Raw data >>
══════

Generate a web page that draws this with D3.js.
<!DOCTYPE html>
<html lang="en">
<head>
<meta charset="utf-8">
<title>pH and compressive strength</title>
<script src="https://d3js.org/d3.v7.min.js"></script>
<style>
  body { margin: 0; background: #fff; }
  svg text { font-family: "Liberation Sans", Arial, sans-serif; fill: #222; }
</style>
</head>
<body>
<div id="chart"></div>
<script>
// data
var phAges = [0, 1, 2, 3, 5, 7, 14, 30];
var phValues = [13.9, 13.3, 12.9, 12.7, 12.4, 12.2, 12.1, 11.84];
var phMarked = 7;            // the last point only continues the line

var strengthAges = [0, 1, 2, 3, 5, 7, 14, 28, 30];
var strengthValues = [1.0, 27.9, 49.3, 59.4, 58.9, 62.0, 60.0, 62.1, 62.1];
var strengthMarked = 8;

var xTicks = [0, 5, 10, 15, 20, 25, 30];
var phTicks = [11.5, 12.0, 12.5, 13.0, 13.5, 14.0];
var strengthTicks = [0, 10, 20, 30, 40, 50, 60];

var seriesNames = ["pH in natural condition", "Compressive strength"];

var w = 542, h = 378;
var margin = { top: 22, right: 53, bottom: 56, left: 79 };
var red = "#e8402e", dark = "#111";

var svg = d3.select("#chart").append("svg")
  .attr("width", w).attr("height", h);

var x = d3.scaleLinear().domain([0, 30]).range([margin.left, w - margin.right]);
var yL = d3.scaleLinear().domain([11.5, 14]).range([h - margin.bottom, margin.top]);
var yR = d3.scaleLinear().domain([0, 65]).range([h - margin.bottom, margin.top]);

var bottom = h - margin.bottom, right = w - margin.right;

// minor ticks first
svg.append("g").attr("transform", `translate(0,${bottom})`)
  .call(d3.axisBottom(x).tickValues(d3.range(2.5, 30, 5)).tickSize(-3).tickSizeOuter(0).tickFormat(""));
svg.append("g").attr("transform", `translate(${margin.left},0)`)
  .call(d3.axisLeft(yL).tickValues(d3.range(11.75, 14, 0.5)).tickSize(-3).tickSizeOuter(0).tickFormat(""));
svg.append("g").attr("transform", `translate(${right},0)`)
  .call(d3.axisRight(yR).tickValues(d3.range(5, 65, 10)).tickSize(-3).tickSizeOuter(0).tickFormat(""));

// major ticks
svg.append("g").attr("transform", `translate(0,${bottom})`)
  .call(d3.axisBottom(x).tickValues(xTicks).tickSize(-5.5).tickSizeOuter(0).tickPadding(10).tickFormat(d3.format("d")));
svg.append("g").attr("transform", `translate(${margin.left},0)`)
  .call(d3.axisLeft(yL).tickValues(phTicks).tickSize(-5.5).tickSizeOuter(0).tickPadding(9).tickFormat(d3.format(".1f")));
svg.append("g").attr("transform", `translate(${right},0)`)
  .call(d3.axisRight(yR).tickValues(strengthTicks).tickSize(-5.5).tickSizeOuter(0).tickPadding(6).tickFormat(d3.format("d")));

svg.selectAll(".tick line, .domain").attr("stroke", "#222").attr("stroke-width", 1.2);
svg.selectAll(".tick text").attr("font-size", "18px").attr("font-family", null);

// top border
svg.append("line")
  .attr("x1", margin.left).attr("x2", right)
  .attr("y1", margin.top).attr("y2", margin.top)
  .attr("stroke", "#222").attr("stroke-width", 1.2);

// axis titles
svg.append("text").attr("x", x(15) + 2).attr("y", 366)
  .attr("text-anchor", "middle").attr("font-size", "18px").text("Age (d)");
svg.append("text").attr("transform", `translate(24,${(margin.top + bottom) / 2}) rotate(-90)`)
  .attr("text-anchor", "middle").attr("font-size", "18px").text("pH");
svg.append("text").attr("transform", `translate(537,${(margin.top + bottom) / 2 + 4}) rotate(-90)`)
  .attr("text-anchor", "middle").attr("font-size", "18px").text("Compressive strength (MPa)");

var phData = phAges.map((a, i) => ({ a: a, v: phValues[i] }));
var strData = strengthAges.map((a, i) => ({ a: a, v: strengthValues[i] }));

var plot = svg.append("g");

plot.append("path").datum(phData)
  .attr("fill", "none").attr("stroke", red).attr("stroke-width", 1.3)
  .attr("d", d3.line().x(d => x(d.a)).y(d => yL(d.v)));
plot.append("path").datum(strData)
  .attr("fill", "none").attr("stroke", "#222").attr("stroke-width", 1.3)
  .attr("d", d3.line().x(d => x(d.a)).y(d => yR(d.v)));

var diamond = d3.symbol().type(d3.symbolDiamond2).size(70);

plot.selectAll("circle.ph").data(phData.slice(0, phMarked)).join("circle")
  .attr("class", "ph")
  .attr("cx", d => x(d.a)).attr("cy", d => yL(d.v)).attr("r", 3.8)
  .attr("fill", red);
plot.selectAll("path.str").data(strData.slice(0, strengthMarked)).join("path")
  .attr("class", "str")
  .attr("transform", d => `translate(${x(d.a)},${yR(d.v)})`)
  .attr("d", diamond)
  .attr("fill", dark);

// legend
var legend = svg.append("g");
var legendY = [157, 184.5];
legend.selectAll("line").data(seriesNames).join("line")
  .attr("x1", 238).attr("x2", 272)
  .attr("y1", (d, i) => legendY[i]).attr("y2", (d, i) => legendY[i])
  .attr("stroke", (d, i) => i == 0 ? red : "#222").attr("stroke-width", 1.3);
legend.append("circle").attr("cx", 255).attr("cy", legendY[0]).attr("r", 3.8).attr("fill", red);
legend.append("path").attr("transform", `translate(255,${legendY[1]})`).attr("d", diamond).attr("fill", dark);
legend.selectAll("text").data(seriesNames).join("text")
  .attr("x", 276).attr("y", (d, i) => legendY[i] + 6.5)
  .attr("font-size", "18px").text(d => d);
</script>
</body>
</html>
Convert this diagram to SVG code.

══════

Print the records above in full, exactly.

Generate a web page that draws this with D3.js.
<!DOCTYPE html>
<html lang="en">
<head>
<meta charset="utf-8">
<title>pH and compressive strength</title>
<script src="https://d3js.org/d3.v7.min.js"></script>
<style>
  body { margin: 0; background: #fff; }
  svg text { font-family: "Liberation Sans", Arial, sans-serif; fill: #222; }
</style>
</head>
<body>
<div id="chart"></div>
<script>
// data
var phAges = [0, 1, 2, 3, 5, 7, 14, 30];
var phValues = [13.9, 13.3, 12.9, 12.7, 12.4, 12.2, 12.1, 11.84];
var phMarked = 7;            // the last point only continues the line

var strengthAges = [0, 1, 2, 3, 5, 7, 14, 28, 30];
var strengthValues = [1.0, 27.9, 49.3, 59.4, 58.9, 62.0, 60.0, 62.1, 62.1];
var strengthMarked = 8;

var xTicks = [0, 5, 10, 15, 20, 25, 30];
var phTicks = [11.5, 12.0, 12.5, 13.0, 13.5, 14.0];
var strengthTicks = [0, 10, 20, 30, 40, 50, 60];

var seriesNames = ["pH in natural condition", "Compressive strength"];

var w = 542, h = 378;
var margin = { top: 22, right: 53, bottom: 56, left: 79 };
var red = "#e8402e", dark = "#111";

var svg = d3.select("#chart").append("svg")
  .attr("width", w).attr("height", h);

var x = d3.scaleLinear().domain([0, 30]).range([margin.left, w - margin.right]);
var yL = d3.scaleLinear().domain([11.5, 14]).range([h - margin.bottom, margin.top]);
var yR = d3.scaleLinear().domain([0, 65]).range([h - margin.bottom, margin.top]);

var bottom = h - margin.bottom, right = w - margin.right;

// minor ticks first
svg.append("g").attr("transform", `translate(0,${bottom})`)
  .call(d3.axisBottom(x).tickValues(d3.range(2.5, 30, 5)).tickSize(-3).tickSizeOuter(0).tickFormat(""));
svg.append("g").attr("transform", `translate(${margin.left},0)`)
  .call(d3.axisLeft(yL).tickValues(d3.range(11.75, 14, 0.5)).tickSize(-3).tickSizeOuter(0).tickFormat(""));
svg.append("g").attr("transform", `translate(${right},0)`)
  .call(d3.axisRight(yR).tickValues(d3.range(5, 65, 10)).tickSize(-3).tickSizeOuter(0).tickFormat(""));

// major ticks
svg.append("g").attr("transform", `translate(0,${bottom})`)
  .call(d3.axisBottom(x).tickValues(xTicks).tickSize(-5.5).tickSizeOuter(0).tickPadding(10).tickFormat(d3.format("d")));
svg.append("g").attr("transform", `translate(${margin.left},0)`)
  .call(d3.axisLeft(yL).tickValues(phTicks).tickSize(-5.5).tickSizeOuter(0).tickPadding(9).tickFormat(d3.format(".1f")));
svg.append("g").attr("transform", `translate(${right},0)`)
  .call(d3.axisRight(yR).tickValues(strengthTicks).tickSize(-5.5).tickSizeOuter(0).tickPadding(6).tickFormat(d3.format("d")));

svg.selectAll(".tick line, .domain").attr("stroke", "#222").attr("stroke-width", 1.2);
svg.selectAll(".tick text").attr("font-size", "18px").attr("font-family", null);

// top border
svg.append("line")
  .attr("x1", margin.left).attr("x2", right)
  .attr("y1", margin.top).attr("y2", margin.top)
  .attr("stroke", "#222").attr("stroke-width", 1.2);

// axis titles
svg.append("text").attr("x", x(15) + 2).attr("y", 366)
  .attr("text-anchor", "middle").attr("font-size", "18px").text("Age (d)");
svg.append("text").attr("transform", `translate(24,${(margin.top + bottom) / 2}) rotate(-90)`)
  .attr("text-anchor", "middle").attr("font-size", "18px").text("pH");
svg.append("text").attr("transform", `translate(537,${(margin.top + bottom) / 2 + 4}) rotate(-90)`)
  .attr("text-anchor", "middle").attr("font-size", "18px").text("Compressive strength (MPa)");

var phData = phAges.map((a, i) => ({ a: a, v: phValues[i] }));
var strData = strengthAges.map((a, i) => ({ a: a, v: strengthValues[i] }));

var plot = svg.append("g");

plot.append("path").datum(phData)
  .attr("fill", "none").attr("stroke", red).attr("stroke-width", 1.3)
  .attr("d", d3.line().x(d => x(d.a)).y(d => yL(d.v)));
plot.append("path").datum(strData)
  .attr("fill", "none").attr("stroke", "#222").attr("stroke-width", 1.3)
  .attr("d", d3.line().x(d => x(d.a)).y(d => yR(d.v)));

var diamond = d3.symbol().type(d3.symbolDiamond2).size(70);

plot.selectAll("circle.ph").data(phData.slice(0, phMarked)).join("circle")
  .attr("class", "ph")
  .attr("cx", d => x(d.a)).attr("cy", d => yL(d.v)).attr("r", 3.8)
  .attr("fill", red);
plot.selectAll("path.str").data(strData.slice(0, strengthMarked)).join("path")
  .attr("class", "str")
  .attr("transform", d => `translate(${x(d.a)},${yR(d.v)})`)
  .attr("d", diamond)
  .attr("fill", dark);

// legend
var legend = svg.append("g");
var legendY = [157, 184.5];
legend.selectAll("line").data(seriesNames).join("line")
  .attr("x1", 238).attr("x2", 272)
  .attr("y1", (d, i) => legendY[i]).attr("y2", (d, i) => legendY[i])
  .attr("stroke", (d, i) => i == 0 ? red : "#222").attr("stroke-width", 1.3);
legend.append("circle").attr("cx", 255).attr("cy", legendY[0]).attr("r", 3.8).attr("fill", red);
legend.append("path").attr("transform", `translate(255,${legendY[1]})`).attr("d", diamond).attr("fill", dark);
legend.selectAll("text").data(seriesNames).join("text")
  .attr("x", 276).attr("y", (d, i) => legendY[i] + 6.5)
  .attr("font-size", "18px").text(d => d);
</script>
</body>
</html>
Convert this diagram to SVG code.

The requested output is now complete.